Autonomous race car built by Dallara with Honda engine for Abu Dhabi Autonomous Racing League

"In organizing a motorsport event, the grand challenge that we're trying to address is actually around road safety," said ASPIRE Executive Director Tom McCarthy. "We've seen huge advances in the technology of the cars that everyone drives but what we've not seen is a substantial decrease in road accidents and fatalities, they stay stubbornly high. We believe the big reason for that is the big gap between what the car can do and what the average driver can do. Cars are safer when you crash, minimizing the consequences with crumple zones and extensive airbags, but what we’re going to focus on is avoiding the crash in the first place. Autonomous robotics and AI can bridge that gap, between car and driver, to bring about safer outcomes on the roads."

That's where A2RL comes in. Eight race cars based on those used in Japan's Super Formula series will compete against the clock and each other in limited wheel-to-wheel action. Built by Dallara, every car has a turbocharged 2.0-liter four-cylinder race engine based on a Honda mill, connected to a six-speed gearbox. In place of the driver is a large stack of equipment, including cameras, sensors, GPS, actuators, and a drive-by-wire system. Sandwiched in the middle is a computer controlling it all. And once the car is on the track, it’s up to this "AI stack" to bring home a win.

"The autonomous stack perceives the environment, sends the signals into the computer, and then the real challenge for the teams is to program it so it acts on all those signals and instructs the actuators to control the car," said McCarthy. "The challenge for the coders is to fuse all that available data and harness it to run the car autonomously. Once the car fires up, it's on its own—nobody can interfere with it. The only outside control, either by the team or race control, is the stop instruction on safety grounds.

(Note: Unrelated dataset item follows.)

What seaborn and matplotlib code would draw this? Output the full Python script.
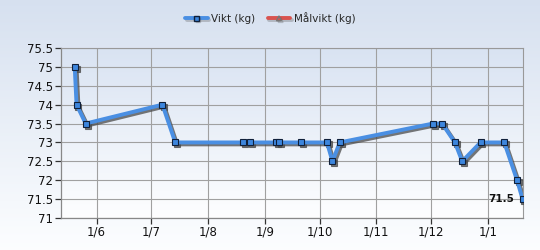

The car must complete tasks on the track, like overtaking another car, by itself."

Autonomous race car built by Dallara with Honda engine for Abu Dhabi Autonomous Racing League

While the cars are driverless, they are obviously supported by the teams McCarthy mentioned. It's a truly global effort, with teams comprised of members from a wide range of technical and motorsports backgrounds. Germany, Italy, Singapore, Switzerland, China, Hungary, the United States, and the UAE are represented. And while the teams are in it for the competition, there’s also a very handsome prize for first place: A $2.25-million payout.

This isn't just a flash in the pan. A2RL is already committed to four years at Yas Marina in Abu Dhabi, and as the process gets dialed in, A2RL hopes to expand to other tracks in Europe and Asia. From a spectator point-of-view, a VR camera can give race fans an extra-special taste of the action through a VR experience not often seen in motorsports. That could also lead to a gaming experience further down the road, complementing the real-life action in a virtual racing environment.

For the immediate future, however, the racing action is very real.

"We believe the cars of the future will continue to be driven by humans, and that driverless cars or taxis will be the minority, likely in urban areas going very slowly, at least in the next decade or two," said McCarthy "We want to focus on active driving. So, in the real world, we don’t want to take the driver out of the car. We want to keep the driver safer. To realize the potential is to push ahead in technological advances and to let drivers see this [autonomous] technology in action to accept it."